Retype exactly the lines from the first one through the line with "const H = 300;", including both ends; skip any pictures.

▬▬▬

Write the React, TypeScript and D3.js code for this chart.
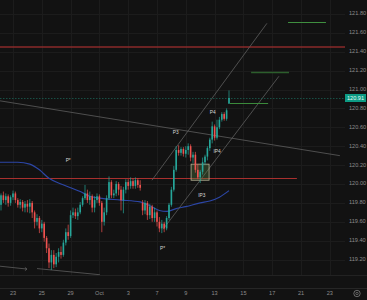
import React from 'react';
import * as d3 from 'd3';

const W = 367;
const H = 300;

// candle k = index + 1 (6 candles per trading day)
const opens = [
  119.78,119.88,119.83,119.87,119.80,119.86,119.90,119.83,119.78,119.81,
  119.75,119.79,119.76,119.80,119.70,119.60,119.64,119.53,119.58,119.43,
  119.32,119.17,119.25,119.15,119.23,119.28,119.25,119.38,119.49,119.45,
  119.67,119.70,119.66,119.70,119.78,119.85,119.90,119.83,119.87,119.75,
  119.83,119.87,119.80,119.60,119.70,119.85,120.02,119.88,119.90,120.00,
  119.94,119.83,119.94,120.02,119.98,120.03,119.98,120.04,119.99,119.80,
  119.72,119.80,119.67,119.76,119.64,119.70,119.60,119.53,119.58,119.53,
  119.64,119.78,119.94,120.15,120.36,120.33,120.37,120.32,120.36,120.40,
  120.28,120.31,120.15,120.07,120.13,120.23,120.29,120.38,120.47,120.61,
  120.49,120.60,120.68,120.74,120.69,120.85];
const highs = [
  119.90,119.92,119.90,119.89,119.88,119.93,119.92,119.85,119.84,119.83,
  119.82,119.83,119.84,119.82,119.72,119.68,119.66,119.62,119.60,119.45,
  119.37,119.30,119.30,119.27,119.32,119.34,119.41,119.53,119.57,119.72,
  119.75,119.74,119.75,119.81,119.87,119.99,119.94,119.92,119.89,119.87,
  119.90,119.89,119.82,119.75,119.88,120.08,120.04,119.94,120.03,120.02,
  119.98,119.97,120.05,120.05,120.07,120.06,120.07,120.06,120.04,119.83,
  119.83,119.82,119.79,119.78,119.75,119.72,119.65,119.62,119.60,119.66,
  119.80,119.97,120.19,120.40,120.41,120.39,120.39,120.40,120.43,120.42,
  120.34,120.34,120.21,120.15,120.28,120.31,120.40,120.49,120.66,120.63,
  120.68,120.71,120.76,120.76,120.80,120.99];
const lows = [
  119.72,119.80,119.78,119.76,119.77,119.83,119.80,119.75,119.74,119.71,
  119.70,119.70,119.69,119.64,119.53,119.56,119.48,119.49,119.39,119.27,
  119.11,119.09,119.11,119.12,119.17,119.21,119.23,119.35,119.41,119.43,
  119.64,119.63,119.62,119.68,119.76,119.83,119.80,119.78,119.70,119.70,
  119.80,119.77,119.49,119.56,119.67,119.83,119.85,119.85,119.87,119.88,
  119.72,119.69,119.90,119.94,119.95,119.95,119.95,119.96,119.93,119.67,
  119.68,119.62,119.63,119.60,119.60,119.55,119.49,119.48,119.49,119.51,
  119.62,119.76,119.92,120.13,120.30,120.30,120.29,120.28,120.31,120.24,
  120.22,120.12,120.05,120.01,120.10,120.20,120.25,120.35,120.43,120.46,
  120.47,120.58,120.66,120.67,120.67,120.85];
const closes = [
  119.88,119.83,119.87,119.80,119.86,119.90,119.83,119.78,119.81,119.75,
  119.79,119.76,119.80,119.70,119.60,119.64,119.53,119.58,119.43,119.32,
  119.17,119.25,119.15,119.23,119.28,119.25,119.38,119.49,119.45,119.67,
  119.70,119.66,119.70,119.78,119.85,119.90,119.83,119.87,119.75,119.83,
  119.87,119.80,119.60,119.70,119.85,120.02,119.88,119.90,120.00,119.94,
  119.83,119.94,120.02,119.98,120.03,119.98,120.04,119.99,119.96,119.72,
  119.80,119.67,119.76,119.64,119.70,119.60,119.53,119.58,119.53,119.64,
  119.78,119.94,120.15,120.36,120.33,120.37,120.32,120.36,120.40,120.28,
  120.31,120.15,120.07,120.13,120.23,120.29,120.38,120.47,120.61,120.49,
  120.60,120.68,120.74,120.69,120.78,120.91];

const tickDays = [1, 3, 5, 7, 9, 11, 13, 15, 17, 19, 21, 23];
const tickLabels = ['23', '25', '29', 'Oct', '3', '7', '9', '13', '15', '17', '21', '23'];
const priceTicks = [119.2, 119.4, 119.6, 119.8, 120.0, 120.2, 120.4, 120.6, 120.8, 121.0, 121.2, 121.4, 121.6, 121.8];
const lastPrice = 120.91;

// moving average samples (candle index, price)
const maIdx = [0, 8, 13, 17, 21, 26, 30, 34, 38, 42, 51, 59, 63, 67, 70, 74, 78, 84, 88, 92, 96];
const maVal = [120.23, 120.23, 120.21, 120.15, 120.06, 120.0, 119.96, 119.92, 119.87, 119.85, 119.83, 119.81, 119.77, 119.72, 119.71, 119.74, 119.76, 119.80, 119.82, 119.86, 119.93];

// horizontal levels
const levelPrices = [121.45, 120.06];
const levelEndIdx = [150, 124.3];

// drawn lines (candle index, price)
const lineStartIdx = [0.6, 63.9, 68.5, 0.6, 16];
const lineStartVal = [120.88, 120.04, 119.52, 119.13, 119.105];
const lineEndIdx = [142.2, 111.8, 116.8, 11.8, 42.2];
const lineEndVal = [120.30, 121.70, 121.14, 119.10, 119.04];
const arrowIdx = 11.8;
const arrowVal = 119.10;

// target steps
const targetStartIdx = [96.4, 105.2, 120.6];
const targetEndIdx = [112.3, 121.0, 136.4];
const targetVals = [120.86, 121.19, 121.71];
const targetColors = ['#3b8a3b', '#2c5e2c', '#3f8f3f'];
const targetWidths = [1.2, 1.6, 1];

// box
const boxIdx = [80.2, 87.7];
const boxVal = [120.04, 120.21];

// labels
const labelText = ['P*', 'P3', 'P4', 'IP4', 'IP3', 'P*'];
const labelIdx = [29.0, 73.8, 89.2, 91.0, 84.7, 68.3];
const labelVal = [120.25, 120.54, 120.75, 120.34, 119.88, 119.32];

const PLOT_R = 345;
const PLOT_B = 275;

export default function App() {
  const x = d3.scaleLinear().domain([0, 100]).range([-1.4, 238.6]);
  const y = d3.scaleLinear().domain([120, 121]).range([184, 89.5]);
  const up = '#26a69a';
  const dn = '#ef5350';
  const font = 'Liberation Sans, Arial, sans-serif';
  const px = (v: number) => Math.round(v) + 0.5;

  const maLine = d3.line<number>()
    .x((_, i) => x(maIdx[i]))
    .y((d) => y(d))
    .curve(d3.curveMonotoneX)(maVal) || '';

  const ax = x(arrowIdx);
  const ay = y(arrowVal);

  return (
    <svg width={W} height={H} style={{ position: 'fixed', left: 0, top: 0, background: '#121212' }}>
      <defs>
        <clipPath id="plot">
          <rect x={0} y={0} width={PLOT_R} height={PLOT_B} />
        </clipPath>
      </defs>
      <rect x={0} y={0} width={W} height={H} fill="#121212" />
      {/* grid */}
      <g stroke="#1c1c1c" strokeWidth={1}>
        {tickDays.map((d, i) => (
          <line key={'vg' + i} x1={px(x(d * 6))} x2={px(x(d * 6))} y1={0} y2={PLOT_B} />
        ))}
        {priceTicks.map((p, i) => (
          <line key={'hg' + i} x1={0} x2={PLOT_R} y1={px(y(p))} y2={px(y(p))} />
        ))}
      </g>
      <g clipPath="url(#plot)">
        {/* levels */}
        <line x1={0} x2={x(levelEndIdx[0])} y1={y(levelPrices[0])} y2={y(levelPrices[0])} stroke="#8a2a2a" strokeWidth={1.5} />
        <line x1={0} x2={x(levelEndIdx[1])} y1={px(y(levelPrices[1]))} y2={px(y(levelPrices[1]))} stroke="#a8302e" strokeWidth={1} />
        {/* MA */}
        <path d={maLine} fill="none" stroke="#2c46a6" strokeWidth={1.2} />
        {/* drawn lines */}
        {lineStartIdx.map((s, i) => (
          <line key={'tl' + i} x1={x(s)} y1={y(lineStartVal[i])} x2={x(lineEndIdx[i])} y2={y(lineEndVal[i])} stroke="#5e5e5e" strokeWidth={0.8} />
        ))}
        <path d={`M${ax - 2},${ay - 1.6} L${ax},${ay} L${ax - 2},${ay + 1.6}`} fill="none" stroke="#6a6a6a" strokeWidth={0.7} />
        {/* current price line */}
        <line x1={0} x2={PLOT_R} y1={px(y(lastPrice))} y2={px(y(lastPrice))} stroke="#1a5f53" strokeWidth={0.8} strokeDasharray="1.5,1.5" />
        {/* box */}
        <rect x={x(boxIdx[0])} y={y(boxVal[1])} width={x(boxIdx[1]) - x(boxIdx[0])} height={y(boxVal[0]) - y(boxVal[1])}
          fill="rgba(90,130,70,0.35)" stroke="#b9b497" strokeWidth={0.8} />
        {/* candles */}
        {closes.map((c, i) => {
          const k = i + 1;
          const o = opens[i];
          const col = c >= o ? up : dn;
          const cx = x(k);
          const top = y(Math.max(o, c));
          const bot = y(Math.min(o, c));
          return (
            <g key={'c' + i}>
              <line x1={cx} x2={cx} y1={y(highs[i])} y2={y(lows[i])} stroke={col} strokeWidth={0.7} />
              <rect x={cx - 0.8} y={top} width={1.6} height={Math.max(0.8, bot - top)} fill={col} />
            </g>
          );
        })}
        {/* targets */}
        {targetVals.map((v, i) => (
          <line key={'tg' + i} x1={x(targetStartIdx[i])} x2={x(targetEndIdx[i])} y1={Math.round(y(v)) + 0.5} y2={Math.round(y(v)) + 0.5}
            stroke={targetColors[i]} strokeWidth={targetWidths[i]} />
        ))}
        {/* labels */}
        {labelText.map((t, i) => (
          <text key={'lb' + i} x={x(labelIdx[i])} y={y(labelVal[i])} fill="#d8d8d8" fontSize={4.8} fontFamily={font} textAnchor="middle" dominantBaseline="middle">{t}</text>
        ))}
      </g>
      {/* bottom separators */}
      <line x1={0} x2={W} y1={PLOT_B + 0.5} y2={PLOT_B + 0.5} stroke="#222" strokeWidth={1} />
      <line x1={0} x2={W} y1={288.5} y2={288.5} stroke="#262626" strokeWidth={1} />
      {/* y axis labels */}
      {priceTicks.map((p, i) => (
        <text key={'yl' + i} x={349} y={y(p)} fill="#8c8c8c" fontSize={5.6} fontFamily={font} dominantBaseline="middle">{p.toFixed(2)}</text>
      ))}
      {/* price badge */}
      <rect x={345} y={y(lastPrice) - 4} width={21} height={8} fill="#0d9a83" />
      <text x={355.5} y={y(lastPrice) + 0.3} fill="#e8fff8" fontSize={5.6} fontFamily={font} textAnchor="middle" dominantBaseline="middle">{lastPrice.toFixed(2)}</text>
      {/* x axis labels */}
      {tickDays.map((d, i) => (
        <text key={'xl' + i} x={x(d * 6)} y={293.5} fill="#8c8c8c" fontSize={5.6} fontFamily={font} textAnchor="middle" dominantBaseline="middle">{tickLabels[i]}</text>
      ))}
      {/* settings icon */}
      <circle cx={357} cy={293.5} r={3.2} fill="none" stroke="#8c8c8c" strokeWidth={0.7} />
      <circle cx={357} cy={293.5} r={1.2} fill="none" stroke="#8c8c8c" strokeWidth={0.6} />
    </svg>
  );
}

▬▬▬

Final result.
Write the React, TypeScript and D3.js code for this chart.
import React from 'react';
import * as d3 from 'd3';

const W = 367;
const H = 300;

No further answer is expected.